### THE PROBLEM
Omit all images, then return the remaining material exactly as it stands.
** start **
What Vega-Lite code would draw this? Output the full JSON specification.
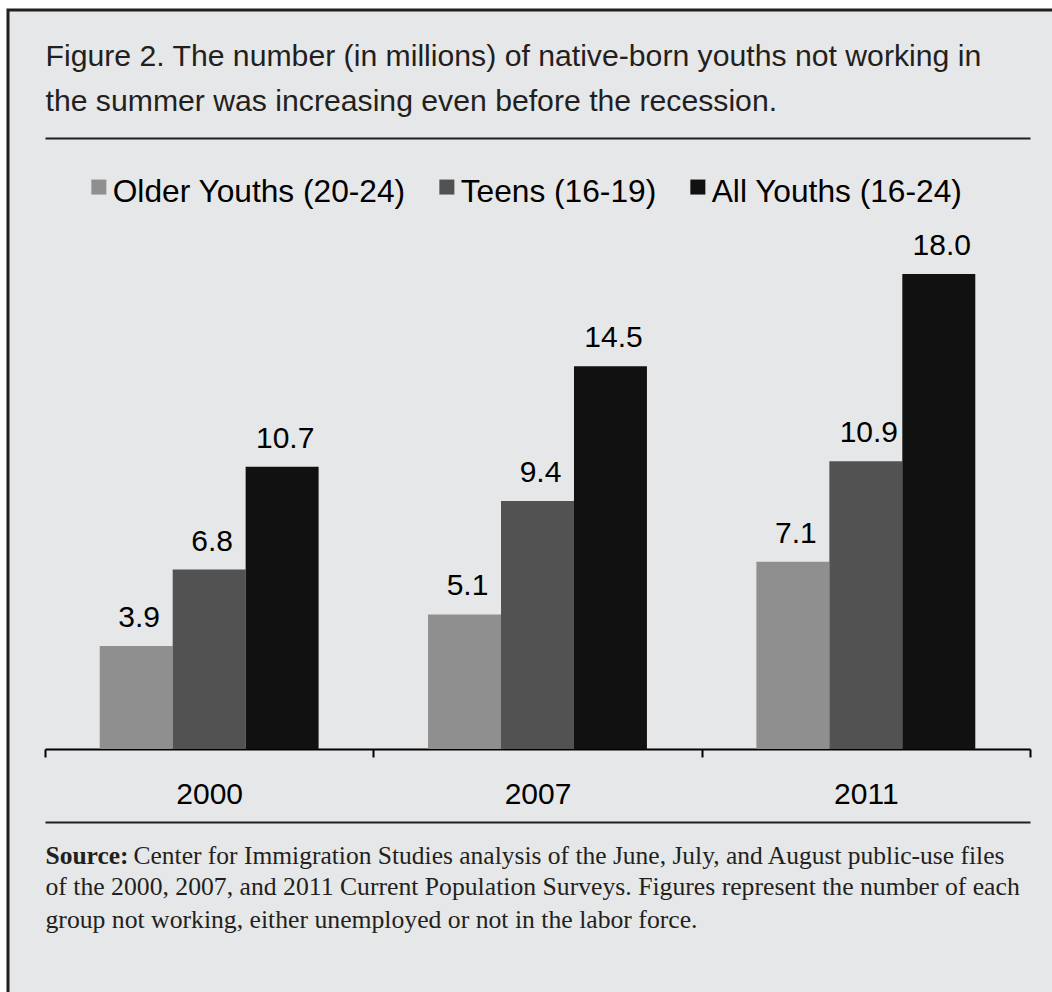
{
  "$schema": "https://vega.github.io/schema/vega-lite/v6.json",
  "width": 1048,
  "height": 986,
  "autosize": {"type": "none"},
  "padding": {"left": 8, "top": 10, "right": -4, "bottom": -4},
  "background": "#ffffff",
  "config": {
    "view": {"fill": "#e6e7e8", "stroke": "#231f20", "strokeWidth": 3},
    "axis": {"grid": false},
    "font": "Liberation Sans"
  },
  "data": {
    "values": [
      {"year": "2000", "group": "Older Youths (20-24)", "value": 3.9},
      {"year": "2000", "group": "Teens (16-19)", "value": 6.8},
      {"year": "2000", "group": "All Youths (16-24)", "value": 10.7},
      {"year": "2007", "group": "Older Youths (20-24)", "value": 5.1},
      {"year": "2007", "group": "Teens (16-19)", "value": 9.4},
      {"year": "2007", "group": "All Youths (16-24)", "value": 14.5},
      {"year": "2011", "group": "Older Youths (20-24)", "value": 7.1},
      {"year": "2011", "group": "Teens (16-19)", "value": 10.9},
      {"year": "2011", "group": "All Youths (16-24)", "value": 18.0}
    ]
  },
  "resolve": {"axis": {"x": "independent", "y": "independent"}},
  "layer": [
    {
      "mark": {"type": "bar"},
      "encoding": {
        "x": {
          "field": "year", "type": "nominal", "sort": ["2000", "2007", "2011"],
          "scale": {"range": [37, 1022], "paddingInner": 0, "paddingOuter": 0},
          "axis": {
            "orient": "bottom", "offset": -247, "title": null, "labelAngle": 0,
            "tickBand": "extent", "tickSize": 8, "tickWidth": 2, "tickColor": "#000000",
            "domainColor": "#000000", "domainWidth": 2,
            "labelFont": "Liberation Sans", "labelFontSize": 30, "labelColor": "#000000",
            "labelBaseline": "alphabetic", "labelPadding": 46
          }
        },
        "xOffset": {
          "field": "group", "type": "nominal",
          "sort": ["Older Youths (20-24)", "Teens (16-19)", "All Youths (16-24)"],
          "scale": {"paddingOuter": 0.75, "paddingInner": 0}
        },
        "y": {
          "field": "value", "type": "quantitative",
          "scale": {"domain": [0, 18], "range": [739, 264], "nice": false},
          "axis": {
            "orient": "left", "domain": false, "ticks": false, "labels": false, "grid": false,
            "title": ["Figure 2. The number (in millions) of native-born youths not working in", "the summer was increasing even before the recession."],
            "titleX": 37, "titleY": 55, "titleAngle": 0, "titleAlign": "left", "titleBaseline": "alphabetic",
            "titleFont": "Liberation Sans", "titleFontSize": 30.2, "titleFontWeight": "normal",
            "titleColor": "#231f20", "titleLineHeight": 45, "titleLimit": 2000
          }
        },
        "color": {
          "field": "group", "type": "nominal",
          "scale": {
            "domain": ["Older Youths (20-24)", "Teens (16-19)", "All Youths (16-24)"],
            "range": ["#8f8f8f", "#525252", "#111111"]
          },
          "legend": {
            "orient": "none", "legendX": 75, "legendY": 166, "direction": "horizontal", "title": null,
            "symbolType": "M-1,-1.67L1,-1.67L1,0.33L-1,0.33Z", "symbolSize": 225, "symbolStrokeWidth": 0,
            "labelFont": "Liberation Sans", "labelFontSize": 31.7, "labelColor": "#000000",
            "labelOffset": -2, "columnPadding": 25, "labelLimit": 600, "padding": 0
          }
        }
      }
    },
    {
      "mark": {"type": "text", "dx": 3, "dy": -19, "baseline": "alphabetic", "align": "center", "font": "Liberation Sans", "fontSize": 30, "color": "#000000"},
      "encoding": {
        "x": {
          "field": "year", "type": "nominal", "sort": ["2000", "2007", "2011"],
          "axis": {"orient": "top", "offset": -128, "ticks": false, "labels": false, "title": null, "domainColor": "#231f20", "domainWidth": 2}
        },
        "xOffset": {
          "field": "group", "type": "nominal",
          "sort": ["Older Youths (20-24)", "Teens (16-19)", "All Youths (16-24)"]
        },
        "y": {
          "field": "value", "type": "quantitative",
          "axis": {
            "orient": "left", "domain": false, "ticks": false, "labels": false, "grid": false,
            "title": "Source:", "titleX": 37, "titleY": 853, "titleAngle": 0, "titleAlign": "left", "titleBaseline": "alphabetic",
            "titleFont": "Liberation Serif", "titleFontSize": 25.5, "titleFontWeight": "bold", "titleColor": "#231f20", "titleLimit": 2000
          }
        },
        "text": {"field": "value", "type": "quantitative", "format": ".1f"}
      }
    },
    {
      "mark": {"type": "text", "opacity": 0},
      "encoding": {
        "x": {
          "field": "year", "type": "nominal", "sort": ["2000", "2007", "2011"],
          "axis": {
            "orient": "bottom", "offset": -174, "ticks": false, "labels": false, "domainColor": "#231f20", "domainWidth": 2,
            "title": ["of the 2000, 2007, and 2011 Current Population Surveys. Figures represent the number of each", "group not working, either unemployed or not in the labor force."],
            "titleX": 37, "titleY": 72, "titleAlign": "left", "titleAnchor": "start", "titleBaseline": "alphabetic",
            "titleFont": "Liberation Serif", "titleFontSize": 25.7, "titleFontWeight": "normal", "titleColor": "#231f20",
            "titleLineHeight": 33, "titleLimit": 2000
          }
        },
        "y": {
          "field": "value", "type": "quantitative",
          "axis": {
            "orient": "left", "domain": false, "ticks": false, "labels": false, "grid": false,
            "title": "Center for Immigration Studies analysis of the June, July, and August public-use files",
            "titleX": 125, "titleY": 853, "titleAngle": 0, "titleAlign": "left", "titleBaseline": "alphabetic",
            "titleFont": "Liberation Serif", "titleFontSize": 25.5, "titleFontWeight": "normal", "titleColor": "#231f20", "titleLimit": 2000
          }
        },
        "text": {"field": "value", "type": "quantitative"}
      }
    }
  ]
}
** end **
### THE OUTPUT
What Vega-Lite code would draw this? Output the full JSON specification.
{
  "$schema": "https://vega.github.io/schema/vega-lite/v6.json",
  "width": 1048,
  "height": 986,
  "autosize": {"type": "none"},
  "padding": {"left": 8, "top": 10, "right": -4, "bottom": -4},
  "background": "#ffffff",
  "config": {
    "view": {"fill": "#e6e7e8", "stroke": "#231f20", "strokeWidth": 3},
    "axis": {"grid": false},
    "font": "Liberation Sans"
  },
  "data": {
    "values": [
      {"year": "2000", "group": "Older Youths (20-24)", "value": 3.9},
      {"year": "2000", "group": "Teens (16-19)", "value": 6.8},
      {"year": "2000", "group": "All Youths (16-24)", "value": 10.7},
      {"year": "2007", "group": "Older Youths (20-24)", "value": 5.1},
      {"year": "2007", "group": "Teens (16-19)", "value": 9.4},
      {"year": "2007", "group": "All Youths (16-24)", "value": 14.5},
      {"year": "2011", "group": "Older Youths (20-24)", "value": 7.1},
      {"year": "2011", "group": "Teens (16-19)", "value": 10.9},
      {"year": "2011", "group": "All Youths (16-24)", "value": 18.0}
    ]
  },
  "resolve": {"axis": {"x": "independent", "y": "independent"}},
  "layer": [
    {
      "mark": {"type": "bar"},
      "encoding": {
        "x": {
          "field": "year", "type": "nominal", "sort": ["2000", "2007", "2011"],
          "scale": {"range": [37, 1022], "paddingInner": 0, "paddingOuter": 0},
          "axis": {
            "orient": "bottom", "offset": -247, "title": null, "labelAngle": 0,
            "tickBand": "extent", "tickSize": 8, "tickWidth": 2, "tickColor": "#000000",
            "domainColor": "#000000", "domainWidth": 2,
            "labelFont": "Liberation Sans", "labelFontSize": 30, "labelColor": "#000000",
            "labelBaseline": "alphabetic", "labelPadding": 46
          }
        },
        "xOffset": {
          "field": "group", "type": "nominal",
          "sort": ["Older Youths (20-24)", "Teens (16-19)", "All Youths (16-24)"],
          "scale": {"paddingOuter": 0.75, "paddingInner": 0}
        },
        "y": {
          "field": "value", "type": "quantitative",
          "scale": {"domain": [0, 18], "range": [739, 264], "nice": false},
          "axis": {
            "orient": "left", "domain": false, "ticks": false, "labels": false, "grid": false,
            "title": ["Figure 2. The number (in millions) of native-born youths not working in", "the summer was increasing even before the recession."],
            "titleX": 37, "titleY": 55, "titleAngle": 0, "titleAlign": "left", "titleBaseline": "alphabetic",
            "titleFont": "Liberation Sans", "titleFontSize": 30.2, "titleFontWeight": "normal",
            "titleColor": "#231f20", "titleLineHeight": 45, "titleLimit": 2000
          }
        },
        "color": {
          "field": "group", "type": "nominal",
          "scale": {
            "domain": ["Older Youths (20-24)", "Teens (16-19)", "All Youths (16-24)"],
            "range": ["#8f8f8f", "#525252", "#111111"]
          },
          "legend": {
            "orient": "none", "legendX": 75, "legendY": 166, "direction": "horizontal", "title": null,
            "symbolType": "M-1,-1.67L1,-1.67L1,0.33L-1,0.33Z", "symbolSize": 225, "symbolStrokeWidth": 0,
            "labelFont": "Liberation Sans", "labelFontSize": 31.7, "labelColor": "#000000",
            "labelOffset": -2, "columnPadding": 25, "labelLimit": 600, "padding": 0
          }
        }
      }
    },
    {
      "mark": {"type": "text", "dx": 3, "dy": -19, "baseline": "alphabetic", "align": "center", "font": "Liberation Sans", "fontSize": 30, "color": "#000000"},
      "encoding": {
        "x": {
          "field": "year", "type": "nominal", "sort": ["2000", "2007", "2011"],
          "axis": {"orient": "top", "offset": -128, "ticks": false, "labels": false, "title": null, "domainColor": "#231f20", "domainWidth": 2}
        },
        "xOffset": {
          "field": "group", "type": "nominal",
          "sort": ["Older Youths (20-24)", "Teens (16-19)", "All Youths (16-24)"]
        },
        "y": {
          "field": "value", "type": "quantitative",
          "axis": {
            "orient": "left", "domain": false, "ticks": false, "labels": false, "grid": false,
            "title": "Source:", "titleX": 37, "titleY": 853, "titleAngle": 0, "titleAlign": "left", "titleBaseline": "alphabetic",
            "titleFont": "Liberation Serif", "titleFontSize": 25.5, "titleFontWeight": "bold", "titleColor": "#231f20", "titleLimit": 2000
          }
        },
        "text": {"field": "value", "type": "quantitative", "format": ".1f"}
      }
    },
    {
      "mark": {"type": "text", "opacity": 0},
      "encoding": {
        "x": {
          "field": "year", "type": "nominal", "sort": ["2000", "2007", "2011"],
          "axis": {
            "orient": "bottom", "offset": -174, "ticks": false, "labels": false, "domainColor": "#231f20", "domainWidth": 2,
            "title": ["of the 2000, 2007, and 2011 Current Population Surveys. Figures represent the number of each", "group not working, either unemployed or not in the labor force."],
            "titleX": 37, "titleY": 72, "titleAlign": "left", "titleAnchor": "start", "titleBaseline": "alphabetic",
            "titleFont": "Liberation Serif", "titleFontSize": 25.7, "titleFontWeight": "normal", "titleColor": "#231f20",
            "titleLineHeight": 33, "titleLimit": 2000
          }
        },
        "y": {
          "field": "value", "type": "quantitative",
          "axis": {
            "orient": "left", "domain": false, "ticks": false, "labels": false, "grid": false,
            "title": "Center for Immigration Studies analysis of the June, July, and August public-use files",
            "titleX": 125, "titleY": 853, "titleAngle": 0, "titleAlign": "left", "titleBaseline": "alphabetic",
            "titleFont": "Liberation Serif", "titleFontSize": 25.5, "titleFontWeight": "normal", "titleColor": "#231f20", "titleLimit": 2000
          }
        },
        "text": {"field": "value", "type": "quantitative"}
      }
    }
  ]
}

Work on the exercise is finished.